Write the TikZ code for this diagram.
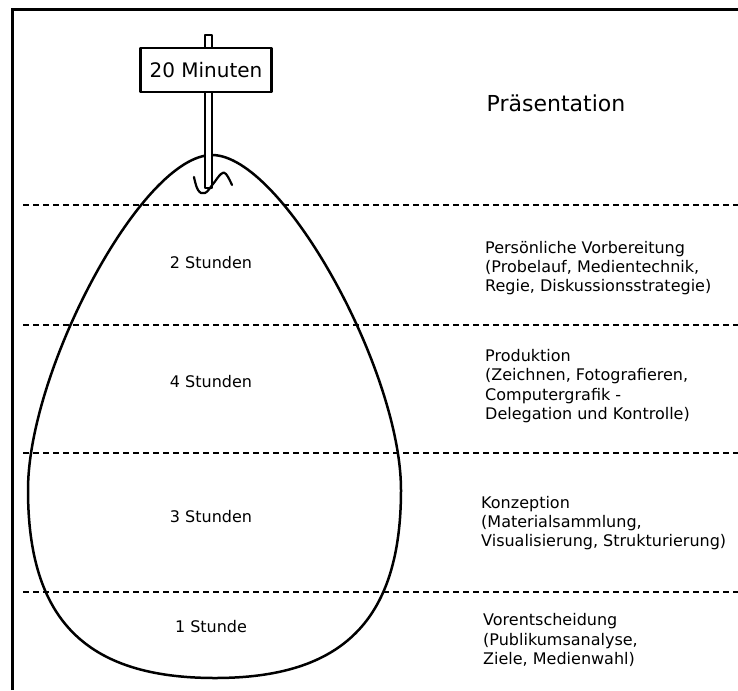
\documentclass[tikz,border=0pt]{standalone}
\usepackage{fontspec}
\setmainfont{DejaVu Sans}
\begin{document}
\begin{tikzpicture}[x=1pt, y=-1pt, line join=round, line cap=round,
	trenner/.style={line width=2.5pt, dash pattern=on 6pt off 4pt, line cap=butt},
	zeit/.style={font=\fontsize{16}{19.2}\selectfont, inner sep=0pt},
	phase/.style={font=\fontsize{16}{19.2}\selectfont, align=left, anchor=west, inner sep=0pt}]%Ei
	\useasboundingbox (0,0) rectangle (738,690);
	\path (212,155) coordinate (T) (401,490) coordinate (R) (215,678) coordinate (B) (28,490) coordinate (L);
	\draw[line width=3pt, line join=miter, line cap=butt] (12,690)--(12,9.5)--(738,9.5);
	\foreach \y in {205,325,453,592}
	\draw[trenner] (23,\y)--(738,\y);
	\draw[line width=2.5pt] (T) .. controls (282,155) and (401,370) .. (R) .. controls (401,620) and (343,678) .. (B) .. controls (86,678) and (28,620) .. (L) .. controls (28,370) and (142,155) .. (T) -- cycle;
	\draw[line width=1.8pt, fill=white] (205,35) rectangle (212,188);
	\draw[line width=2.2pt] plot[smooth, tension=0.7] coordinates {(194,177) (198,190) (205,193) (213,184) (221,174) (226,174) (232,185)};
	\node[draw, line width=2.2pt, fill=white, minimum width=131pt, minimum height=44pt, inner sep=0pt, font=\fontsize{20}{24}\selectfont] (schild) at (206,70) {20 Minuten};
	\node[font=\fontsize{22}{26}\selectfont] (praes) at (556,103) {Präsentation};
	\foreach \t/\y/\n in {2 Stunden/263/z2, 4 Stunden/382/z4, 3 Stunden/517/z3, 1 Stunde/627/z1}
	\node[zeit] (\n) at (211,\y) {\t};
	\node[phase] (vorb) at (485,268) {Persönliche Vorbereitung\\(Probelauf, Medientechnik,\\Regie, Diskussionsstrategie)};
	\node[phase] (prod) at (485,386) {Produktion\\(Zeichnen, Fotografieren,\\Computergrafik -\\Delegation und Kontrolle)};
	\node[phase] (konz) at (481,523) {Konzeption\\(Materialsammlung,\\Visualisierung, Strukturierung)};
	\node[phase] (vent) at (483,640) {Vorentscheidung\\(Publikumsanalyse,\\Ziele, Medienwahl)};
\end{tikzpicture}
\end{document}
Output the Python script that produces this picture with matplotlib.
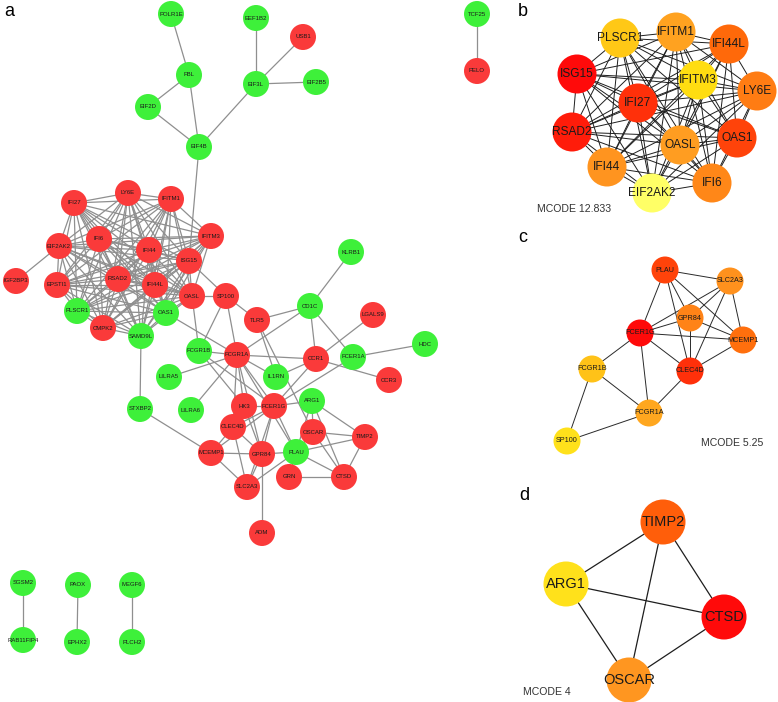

^^^^

Copy every entry word for word, but omit the pictures.

### EXPECTED ANSWER
Write the TikZ code for this diagram.
\documentclass[tikz,border=0pt]{standalone}
\usepackage{fontspec}
\setmainfont{DejaVu Sans}
\begin{document}
\begin{tikzpicture}[x=1pt, y=-1pt, line join=round, line cap=round,
	trenner/.style={line width=2.5pt, dash pattern=on 6pt off 4pt, line cap=butt},
	zeit/.style={font=\fontsize{16}{19.2}\selectfont, inner sep=0pt},
	phase/.style={font=\fontsize{16}{19.2}\selectfont, align=left, anchor=west, inner sep=0pt}]%Ei
	\useasboundingbox (0,0) rectangle (738,690);
	\path (212,155) coordinate (T) (401,490) coordinate (R) (215,678) coordinate (B) (28,490) coordinate (L);
	\draw[line width=3pt, line join=miter, line cap=butt] (12,690)--(12,9.5)--(738,9.5);
	\foreach \y in {205,325,453,592}
	\draw[trenner] (23,\y)--(738,\y);
	\draw[line width=2.5pt] (T) .. controls (282,155) and (401,370) .. (R) .. controls (401,620) and (343,678) .. (B) .. controls (86,678) and (28,620) .. (L) .. controls (28,370) and (142,155) .. (T) -- cycle;
	\draw[line width=1.8pt, fill=white] (205,35) rectangle (212,188);
	\draw[line width=2.2pt] plot[smooth, tension=0.7] coordinates {(194,177) (198,190) (205,193) (213,184) (221,174) (226,174) (232,185)};
	\node[draw, line width=2.2pt, fill=white, minimum width=131pt, minimum height=44pt, inner sep=0pt, font=\fontsize{20}{24}\selectfont] (schild) at (206,70) {20 Minuten};
	\node[font=\fontsize{22}{26}\selectfont] (praes) at (556,103) {Präsentation};
	\foreach \t/\y/\n in {2 Stunden/263/z2, 4 Stunden/382/z4, 3 Stunden/517/z3, 1 Stunde/627/z1}
	\node[zeit] (\n) at (211,\y) {\t};
	\node[phase] (vorb) at (485,268) {Persönliche Vorbereitung\\(Probelauf, Medientechnik,\\Regie, Diskussionsstrategie)};
	\node[phase] (prod) at (485,386) {Produktion\\(Zeichnen, Fotografieren,\\Computergrafik -\\Delegation und Kontrolle)};
	\node[phase] (konz) at (481,523) {Konzeption\\(Materialsammlung,\\Visualisierung, Strukturierung)};
	\node[phase] (vent) at (483,640) {Vorentscheidung\\(Publikumsanalyse,\\Ziele, Medienwahl)};
\end{tikzpicture}
\end{document}
Output the Python script that produces this picture with matplotlib.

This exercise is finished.